Intelligence sources told Rappler they believe the suicide bombing attempt by a foreign woman in Indanan, Sulu in September was a way to encourage more jihadist women, including Filipino women, to be fighters, too.

“Suicide bombing is a display of commitment and if it is successful, they get more support from like-minded individuals,” one of them explained.

The Indanan suicide bomber was recently identified as Reda Mohammad Mahmud.* The military said she was involved in the 2017 Palm Sunday church bombings in Egypt, which killed at least 43 people and wounded 126 others.

She was the wife of another foreign jihadist allied with ISIS Philippines leader Hatib Hajan Sawadjaan. She was supposedly also the stepmother of her husband’s young children.

A female government intel specialist has been studying the role Filipino women play in jihad since Farhana and her daughter were arrested.

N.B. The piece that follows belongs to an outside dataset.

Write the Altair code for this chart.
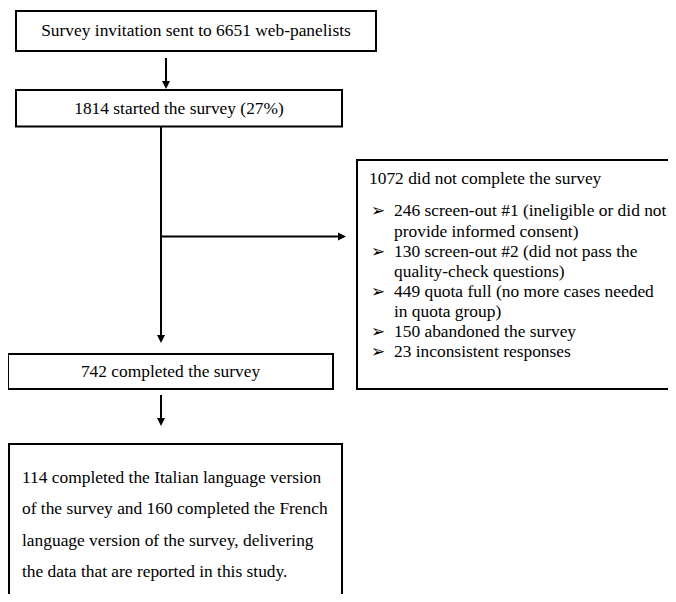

She goes to the south quite often as part of her work and most recently learned that the narrative used by recruiters to convince others to take up jihad is the act of “parang sabil” (sword of honor) or a valiant attempt to wage war and attack the enemy.

Parang sabil” is the Tausug concept of defending one's freedom and liberty from colonizers. The connotation of “magsasabil” is the courage to defy and fight the enemy.

“Recruiters are actually having a difficult time convincing people to join so they resort to different narratives,” the female intelligence specialist said.

Government intelligence sources, interviewed separately, repeated the same message: in these abnormal times for ISIS, with their goal of establishing a caliphate constantly being frustrated, jihadists are looking for men to recruit but the women are ready.

The participation of women in jihad will grow, the female intel specialist said, as extremists are rebuilding the group. Women are now well-represented in society and that will also be reflected in the jihadist movement.

“We have only begun to scratch the surface of the role of women in jihad,” she said.